A three-hour nighttime Russian drone attack in Ukraine's southern Odesa region overnight Tuesday caused a blaze at grain facilities, Odesa Regional Military Administration Head Oleh Kiper wrote on the Telegram messaging app.

Ukrainian air defence systems downed nine Shahed drones, Kiper said.

“Unfortunately, there are hits on production and transshipment complexes,” he said, adding that no casualties had been reported.

Russia zeroed in on Odesa last month, crippling significant parts of the port city's grain facilities, days after President Vladimir Putin broke off Russia's participation in the Black Sea Grain Initiative.

That wartime deal enabled Ukraine's exports to reach many countries facing the threat of hunger.

Russian officials, meanwhile, claimed to have downed Ukrainian drones in Moscow and the surrounding region early Wednesday, the defence ministry and the mayor said

No casualties were reported in the drone attack, which has become almost a daily occurrence in the Russian capital.

Moscow Mayor Sergey Sobyanin said one drone smashed into a building under construction in Moscow City, a prestigious business complex hit by drones twice before.

Several windows were broken in two buildings nearby and emergency services responded to the scene.

Russia's Ministry of Defence said the drone had been electronically jammed.

It blamed the attack on Ukraine and said two other drones were shot down by air defence systems in the Mozhaisk and Khimki areas of the Moscow region.

Kyiv officials, as usual, neither confirmed nor denied Ukraine was behind the drone attacks.

Moscow airports briefly closed but have now reopened, according to Russian state media.

Neither side's claims could be independently verified.

Ukraine has since early this year sought to take the war into the heart of Russia. It has increasingly targeted Moscow's military assets behind the front lines in eastern and southern Ukraine and at the same time has launched drones against Moscow.

Kyiv is also trying to keep up the pressure on the Kremlin along multiple fronts, pursuing a counteroffensive at various points along the 1,500-kilometre (900-mile) front line, as well as diplomatically by obtaining pledges of more weaponry from its Western allies, including F-16 warplanes.

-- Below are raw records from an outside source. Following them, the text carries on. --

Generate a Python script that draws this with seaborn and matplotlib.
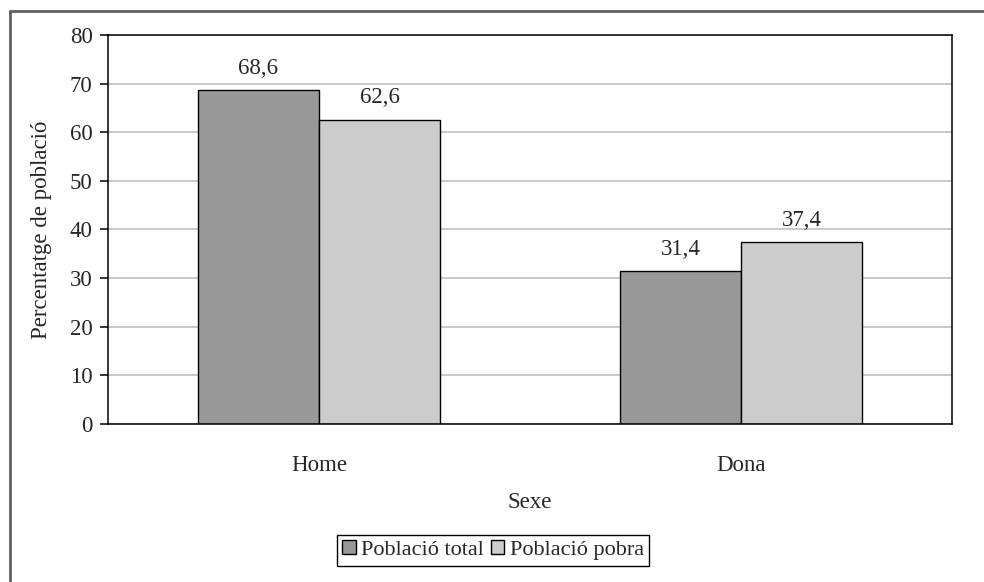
import matplotlib
matplotlib.use("Agg")
import matplotlib.pyplot as plt
from matplotlib.lines import Line2D
import seaborn as sns
import pandas as pd

# Data
sexe = ["Home", "Dona"]
poblacio_total = [68.6, 31.4]
poblacio_pobra = [62.6, 37.4]
series = ["Població total", "Població pobra"]

df = pd.DataFrame({
    "Sexe": sexe * 2,
    "valor": poblacio_total + poblacio_pobra,
    "serie": [series[0]] * 2 + [series[1]] * 2,
})

sns.set_theme(style="white")
plt.rcParams["font.family"] = ["Liberation Serif", "DejaVu Serif"]
fs = 16.5

fig = plt.figure(figsize=(9.84, 5.82), dpi=100)
ax = fig.add_axes([108 / 984, 1 - 424 / 582, (952 - 108) / 984, (424 - 35) / 582])

sns.barplot(data=df, x="Sexe", y="valor", hue="serie", order=sexe,
            hue_order=series, palette=["#999999", "#cccccc"],
            width=0.574, gap=0, edgecolor="black", linewidth=1,
            saturation=1, ax=ax, legend=True)

# value labels
for cont in ax.containers:
    ax.bar_label(cont, labels=[f"{v:.1f}".replace(".", ",") for v in cont.datavalues],
                 padding=8, fontsize=fs)

ax.set_ylim(0, 80)
ax.set_xlim(-0.5, 1.5)
ax.set_yticks(range(0, 81, 10))
ax.yaxis.grid(True, color="#c0c0c0", linewidth=1.2)
ax.set_axisbelow(True)
for s in ax.spines.values():
    s.set_color("black")
    s.set_linewidth(1.1)

ax.set_xticks([0, 1])
ax.set_xticks([-0.5, 0.5, 1.5], minor=True)
ax.tick_params(axis="x", which="major", length=0, pad=22, labelsize=fs)
ax.tick_params(axis="x", which="minor", length=6, width=1.1, direction="out", color="black")
ax.tick_params(axis="y", length=6, width=1.1, direction="out", color="black", labelsize=fs,
               left=True, pad=5)
ax.set_xlabel("Sexe", fontsize=fs, labelpad=12)
ax.set_ylabel("Percentatge de població", fontsize=fs, labelpad=13)

handles = [plt.Rectangle((0, 0), 1, 1, facecolor=c, edgecolor="black", linewidth=1)
           for c in ["#999999", "#cccccc"]]
ax.legend(handles, series, loc="center", bbox_to_anchor=(493 / 984, 1 - 550 / 582),
          bbox_transform=fig.transFigure, ncol=2, fontsize=fs - 0.5, frameon=True,
          fancybox=False, edgecolor="black", framealpha=1, handlelength=0.6,
          handleheight=0.6, handletextpad=0.25, columnspacing=0.3, borderpad=0.25,
          borderaxespad=0)

# outer chart frame (top and left edges)
fig.add_artist(Line2D([10 / 984, 1], [1 - 11 / 582, 1 - 11 / 582], color="#606060",
                      linewidth=2, transform=fig.transFigure))
fig.add_artist(Line2D([10 / 984, 10 / 984], [1 - 11 / 582, 0], color="#606060",
                      linewidth=2, transform=fig.transFigure))

fig.savefig("out.png", dpi=100)
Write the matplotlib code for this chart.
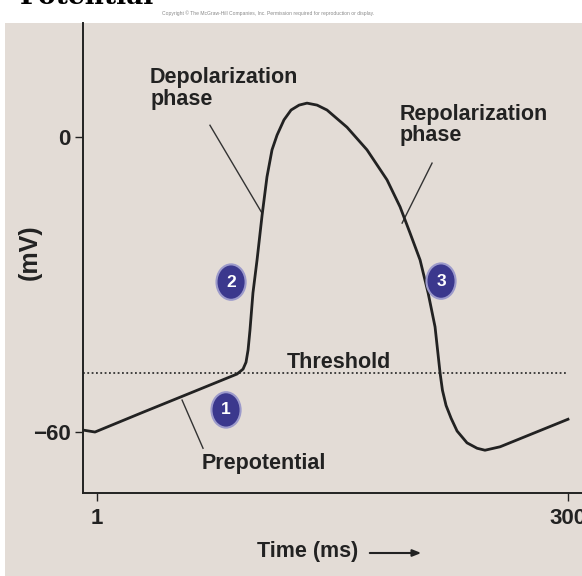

Meanwhile, three people were killed in the Belgorod region of Russia on the Ukrainian border after repeated shelling of a sanatorium, according to Gov. Vyacheslav Gladkov.

Gladkov said the sanatorium in the village of Lavy, about 40km (25 miles) from the border, was shelled and that “the enemy dropped two grenades from a drone while people were on the street.”

The Belgorod region has witnessed sporadic fighting and shelling during the war, including a border incursion last May that prompted the Kremlin to introduce tighter security.

A handful of foreign dignitaries, including the presidents of Portugal, Finland and Lithuania, visited Ukraine on Wednesday.

Their presence coincided with the Day of the National Flag of Ukraine, which precedes Ukrainian Independence Day on Thursday.

Ukrainian President Volodymyr Zelenskyy, along with Ukrainian Armed Forces Commander in Chief Valerii Zaluzhnyi and other top officials, attended the unfurling in Kyiv of a giant Ukrainian flag with numerous signatures of soldiers, volunteers, doctors and rescuers.